Many of the tech companies involved have -up until now- kept their silence since most of it has been rumoured. An Apple security exec speaking at CES broached the subject and brought up the importance of encryption from the Apple perspective:
Our phones are relatively small and they get lost and stolen. If we’re going to be able to rely on our health data and finance data on our devices, we need to make sure that if you misplace that device, you’re not losing your sensitive data.
Jane Horvath – Apple Senior Director
The Director also said she felt that she doesn’t necessarily believe building those backdoors will actually help governments in solving crimes:
Building back doors into encryption is not the way we are going to solve those issuesJane Horvath
This is not to say Apple does not work with law enforcement companies at all. They provide the information they can get their hands on but the encrypted stuff stays behind an encryption wall:
When the FBI requested information from us relating to this case a month ago we gave them all of the data in our possession and we will continue to support them with the data we have available.

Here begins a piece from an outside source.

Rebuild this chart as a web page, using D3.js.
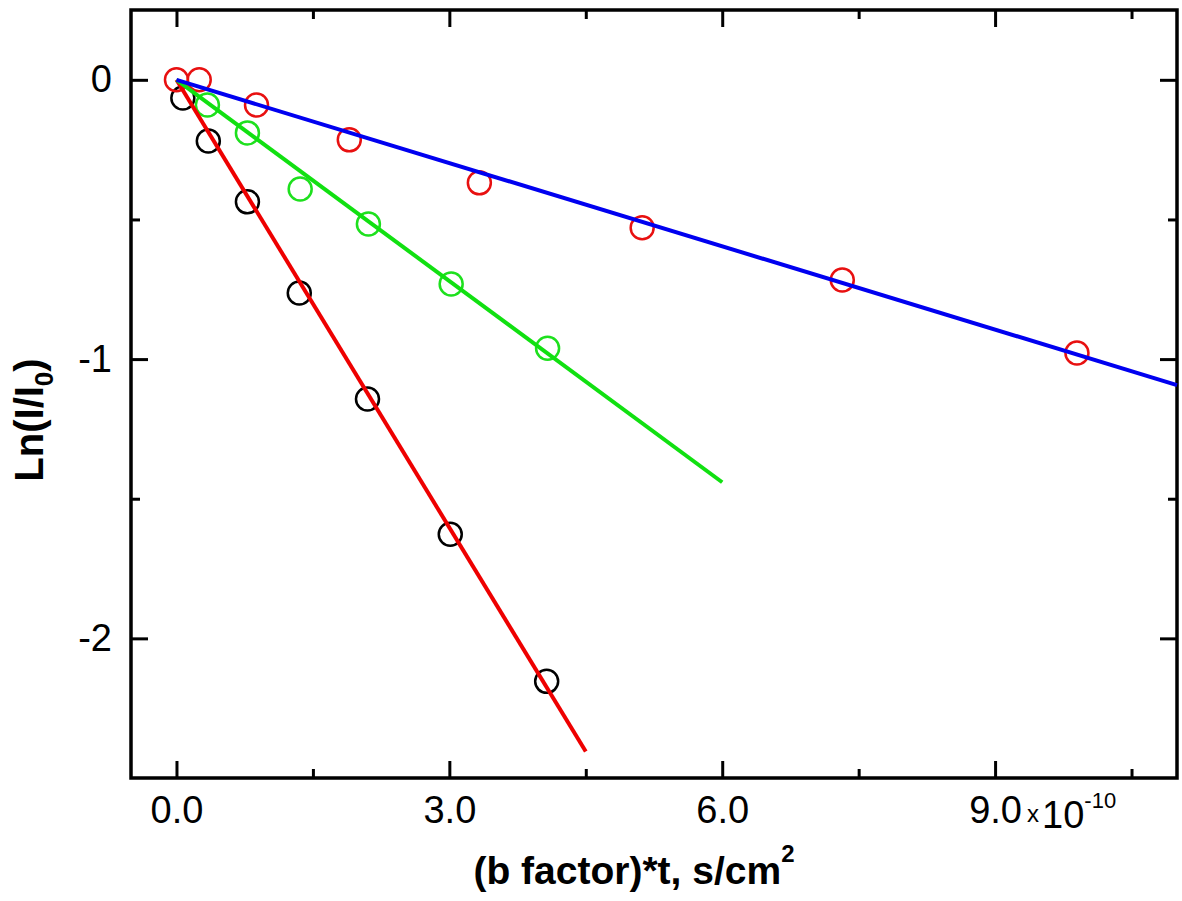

The debate on whether these backdoors should exist will continue to rage on because one of the major questions that can’t be answered satisfactorily is whether government won’t use these backdoors to spy on people who aren’t suspected criminals. Obviously implementing such backdoors will also lead to new avenues for cybercriminals to access people’s data so there’s no simple solution that will make tech companies, authorities and consumers happy universally just as yet.